Monday, August 24, 2015

The 7 Benefits of Mindfulness Meditation

A slew of scientific studies suggest that mindfulness meditation offers some powerful holistic health benefits. And while researchers caution that no one study should be interpreted as a prescription for treatment, mindfulness is increasingly being considered a viable complement to conventional health care. Here are just some of the ways it can help you:

 

 

 

1. Stay Focused

Learning to sustain one’s attention through mindfulness seems to improve overall ability to focus and maintain attention during everyday tasks. In a 2012 study in the journal Frontiers in Human Neuroscience, researchers evaluated individuals with no previous exposure to meditation. Some of them received three hours of mindfulness-meditation training and were asked to meditate for 10 minutes each day for up to 16 weeks. During tasks that involved attention to detail, those who meditated showed more control over executive functions involving attention than non-meditators.
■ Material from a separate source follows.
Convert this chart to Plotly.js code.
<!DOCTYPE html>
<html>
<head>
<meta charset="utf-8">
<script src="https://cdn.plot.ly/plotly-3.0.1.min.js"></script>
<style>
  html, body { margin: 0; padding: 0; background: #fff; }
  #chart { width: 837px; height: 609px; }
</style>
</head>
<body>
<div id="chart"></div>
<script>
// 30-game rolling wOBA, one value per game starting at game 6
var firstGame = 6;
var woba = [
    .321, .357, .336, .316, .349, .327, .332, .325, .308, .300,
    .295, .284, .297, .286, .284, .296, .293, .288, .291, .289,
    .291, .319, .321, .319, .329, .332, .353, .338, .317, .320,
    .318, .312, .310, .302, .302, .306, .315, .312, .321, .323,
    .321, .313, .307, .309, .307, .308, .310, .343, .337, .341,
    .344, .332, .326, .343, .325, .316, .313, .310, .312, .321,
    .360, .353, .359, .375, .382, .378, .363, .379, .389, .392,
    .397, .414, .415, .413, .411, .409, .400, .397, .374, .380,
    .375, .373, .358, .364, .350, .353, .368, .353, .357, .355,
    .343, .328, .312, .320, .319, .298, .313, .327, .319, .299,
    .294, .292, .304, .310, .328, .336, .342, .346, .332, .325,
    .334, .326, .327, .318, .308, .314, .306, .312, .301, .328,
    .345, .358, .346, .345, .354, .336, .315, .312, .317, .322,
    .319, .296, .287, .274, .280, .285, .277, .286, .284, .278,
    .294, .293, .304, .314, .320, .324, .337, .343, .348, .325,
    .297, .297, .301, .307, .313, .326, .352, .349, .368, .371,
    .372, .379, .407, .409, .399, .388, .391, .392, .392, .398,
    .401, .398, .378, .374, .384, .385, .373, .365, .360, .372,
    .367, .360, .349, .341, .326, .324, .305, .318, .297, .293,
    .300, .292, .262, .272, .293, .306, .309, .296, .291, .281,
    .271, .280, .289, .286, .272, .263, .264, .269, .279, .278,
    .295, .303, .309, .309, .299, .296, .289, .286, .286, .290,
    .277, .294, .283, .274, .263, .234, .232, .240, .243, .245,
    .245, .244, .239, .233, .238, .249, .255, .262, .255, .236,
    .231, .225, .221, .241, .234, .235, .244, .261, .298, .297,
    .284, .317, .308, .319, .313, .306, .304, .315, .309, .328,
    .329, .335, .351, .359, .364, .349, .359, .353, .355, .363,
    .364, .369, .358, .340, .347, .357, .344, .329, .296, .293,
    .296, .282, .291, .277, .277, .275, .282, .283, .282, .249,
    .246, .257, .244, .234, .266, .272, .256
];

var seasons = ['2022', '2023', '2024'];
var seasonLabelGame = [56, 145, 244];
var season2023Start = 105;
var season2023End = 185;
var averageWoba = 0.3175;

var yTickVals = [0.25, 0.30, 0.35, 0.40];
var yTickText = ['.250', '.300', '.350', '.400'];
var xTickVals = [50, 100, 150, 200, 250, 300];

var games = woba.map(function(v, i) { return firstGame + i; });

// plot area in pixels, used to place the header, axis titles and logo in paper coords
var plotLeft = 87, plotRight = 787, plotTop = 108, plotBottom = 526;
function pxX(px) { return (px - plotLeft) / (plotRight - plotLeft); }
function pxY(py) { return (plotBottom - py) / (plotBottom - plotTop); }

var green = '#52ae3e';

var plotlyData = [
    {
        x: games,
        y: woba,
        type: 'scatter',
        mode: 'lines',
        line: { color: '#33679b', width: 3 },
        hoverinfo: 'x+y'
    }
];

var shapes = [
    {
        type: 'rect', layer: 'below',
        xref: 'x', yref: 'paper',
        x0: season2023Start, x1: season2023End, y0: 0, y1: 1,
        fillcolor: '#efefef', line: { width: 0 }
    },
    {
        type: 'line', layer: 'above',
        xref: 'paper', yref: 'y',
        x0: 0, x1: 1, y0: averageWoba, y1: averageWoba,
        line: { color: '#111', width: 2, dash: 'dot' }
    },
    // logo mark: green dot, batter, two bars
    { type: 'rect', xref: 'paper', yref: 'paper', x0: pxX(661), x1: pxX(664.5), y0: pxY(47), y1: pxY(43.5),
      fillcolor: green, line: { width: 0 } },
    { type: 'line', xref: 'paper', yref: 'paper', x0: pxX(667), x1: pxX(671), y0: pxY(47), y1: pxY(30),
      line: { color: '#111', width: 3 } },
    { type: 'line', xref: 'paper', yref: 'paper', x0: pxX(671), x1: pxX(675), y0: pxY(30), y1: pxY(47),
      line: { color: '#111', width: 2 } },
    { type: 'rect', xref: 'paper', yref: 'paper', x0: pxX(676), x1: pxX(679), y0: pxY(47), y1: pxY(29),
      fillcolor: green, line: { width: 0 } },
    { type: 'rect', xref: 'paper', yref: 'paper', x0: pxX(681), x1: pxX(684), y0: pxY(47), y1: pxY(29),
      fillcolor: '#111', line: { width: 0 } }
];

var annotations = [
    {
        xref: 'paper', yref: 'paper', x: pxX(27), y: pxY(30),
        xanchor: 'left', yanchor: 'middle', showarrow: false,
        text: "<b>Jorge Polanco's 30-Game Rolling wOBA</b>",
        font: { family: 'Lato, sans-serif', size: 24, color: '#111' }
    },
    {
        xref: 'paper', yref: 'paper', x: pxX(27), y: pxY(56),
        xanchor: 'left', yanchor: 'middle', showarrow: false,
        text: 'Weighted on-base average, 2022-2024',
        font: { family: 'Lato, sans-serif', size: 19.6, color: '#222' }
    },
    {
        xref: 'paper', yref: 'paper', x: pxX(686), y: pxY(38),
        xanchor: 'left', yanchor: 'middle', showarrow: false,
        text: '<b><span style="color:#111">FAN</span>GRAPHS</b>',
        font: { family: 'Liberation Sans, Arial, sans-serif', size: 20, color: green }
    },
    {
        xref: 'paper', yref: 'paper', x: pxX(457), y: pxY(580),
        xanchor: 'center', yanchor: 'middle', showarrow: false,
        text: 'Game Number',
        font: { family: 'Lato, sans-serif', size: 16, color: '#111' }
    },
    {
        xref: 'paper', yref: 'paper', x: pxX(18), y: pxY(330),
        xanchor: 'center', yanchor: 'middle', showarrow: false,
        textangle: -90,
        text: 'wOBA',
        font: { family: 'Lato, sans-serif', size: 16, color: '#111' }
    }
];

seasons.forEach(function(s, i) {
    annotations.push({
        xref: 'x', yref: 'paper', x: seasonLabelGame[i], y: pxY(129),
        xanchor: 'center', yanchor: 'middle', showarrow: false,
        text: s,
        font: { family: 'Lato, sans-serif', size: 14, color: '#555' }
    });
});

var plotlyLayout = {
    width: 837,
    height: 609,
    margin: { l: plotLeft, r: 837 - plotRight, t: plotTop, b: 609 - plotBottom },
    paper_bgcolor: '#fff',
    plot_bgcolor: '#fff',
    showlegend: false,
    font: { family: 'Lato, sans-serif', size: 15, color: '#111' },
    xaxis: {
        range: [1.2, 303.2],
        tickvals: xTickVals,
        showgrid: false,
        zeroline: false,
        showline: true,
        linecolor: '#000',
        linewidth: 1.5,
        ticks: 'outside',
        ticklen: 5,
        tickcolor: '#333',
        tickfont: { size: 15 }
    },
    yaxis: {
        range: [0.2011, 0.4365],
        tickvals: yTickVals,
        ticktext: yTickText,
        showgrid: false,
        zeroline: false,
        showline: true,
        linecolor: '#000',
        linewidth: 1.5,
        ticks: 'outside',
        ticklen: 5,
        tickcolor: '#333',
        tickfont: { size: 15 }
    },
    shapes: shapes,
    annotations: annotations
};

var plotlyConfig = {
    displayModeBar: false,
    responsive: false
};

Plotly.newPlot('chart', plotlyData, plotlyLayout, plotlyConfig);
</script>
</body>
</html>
The research suggests that even “low doses” of meditation training can significantly change neural function related to processing conflicting stimuli.

 

2. Manage Anxiety and Depression

In a 2014 meta-analysis, Goyal and his partners at Johns Hopkins found that mindfulness meditation might be on par with antidepressants in treating depressive symptoms. In a 2014 study in the journal Social Cognitive and Affective Neuroscience, researchers examined 15 participants with no prior meditation experience. Over the course of just four days of mindfulness-meditation training, participants experienced significantly less anxiety. Essentially, mindfulness meditation reduces anxiety by improving mood and enhancing cognitive control mechanisms.

 

3. Reduce Stress

Research suggests that mindfulness-meditation training not only reduces stress and anxiety following a stressful episode, but that practicing it can actually help mitigate stress in the moment. In a 2013 study, Kirk Warren Brown, PhD, a psychologist at Virginia Commonwealth University in Richmond, and colleagues reported that mindful individuals showed lower brain arousal in response to highly unpleasant images compared with controls. This suggests that mindfulness changes how stress-related emotion centers in the brain are activated. As a result, not only do these brain areas get less active when provoked, but the reaction may be easier to regulate because it’s not so strong, says Brown.

 

4. Ease Pain

In a 2011 study, Wake Forest researcher Zeidan and his colleagues showed that after just four days of mindfulness-meditation training, meditating during episodes of 
pain reduced the unpleasantness by 57 percent and participants’ pain-intensity ratings 
by 40 percent. The researchers also identified specific brain regions that appear to 
be involved in the experience of pain and how it is modulated through meditation. 
By altering the context for pain via cognitive control and emotional regulation, 
meditation may change the way we perceive pain (i.e., viewing it as fleeting).

 

5. Boost Gray Matter

By spurring the growth of gray matter in various brain regions, mindfulness may improve learning, memory, and emotional regulation, several studies over the last decade have shown. In a 2011 study published in the journal Psychiatry Research, for instance, researchers scanned the brains of participants who had little or no previous experience with mindfulness training. The study participants then completed an eight-week MBSR course, and researchers scanned their brains again. Individuals who took the meditation course showed significant increases in gray matter.

 

6. Fight Alzheimer’s

Mindfulness might slow the brain degeneration that leads to Alzheimer’s disease. In a pilot study published in 2013, Rebecca Erwin Wells, MD, at Wake Forest and her colleagues reported that in adults with mild cognitive impairment (a transitional stage between normal aging-related memory loss and full-blown dementia), participants who practiced mindfulness meditation showed less atrophy, or shrinking, in the hippocampus, a brain region that is altered in neurodegenerative diseases like Alzheimer’s, compared to the control group. The study also revealed that an area of the brain called the default mode network, which is involved in activities like daydreaming and thinking about the past and the future, shows greater neural connectivity in meditators than non-meditators. Larger studies are still needed to confirm these early-but-promising results, says Erwin Wells.
 
 

7. Avoid Colds and Flu

Mindfulness meditation may help boost immune function. In a 2012 Annals of Family Medicine study of adults aged 50 or older, researchers showed that mindfulness meditation is about as effective as exercise for reducing the occurrence of acute respiratory infection, which includes colds and seasonal flu. This bolstered previous studies which showed that mindfulness meditation can help fight illness by reducing stress and therefore helping to support a healthy immune response.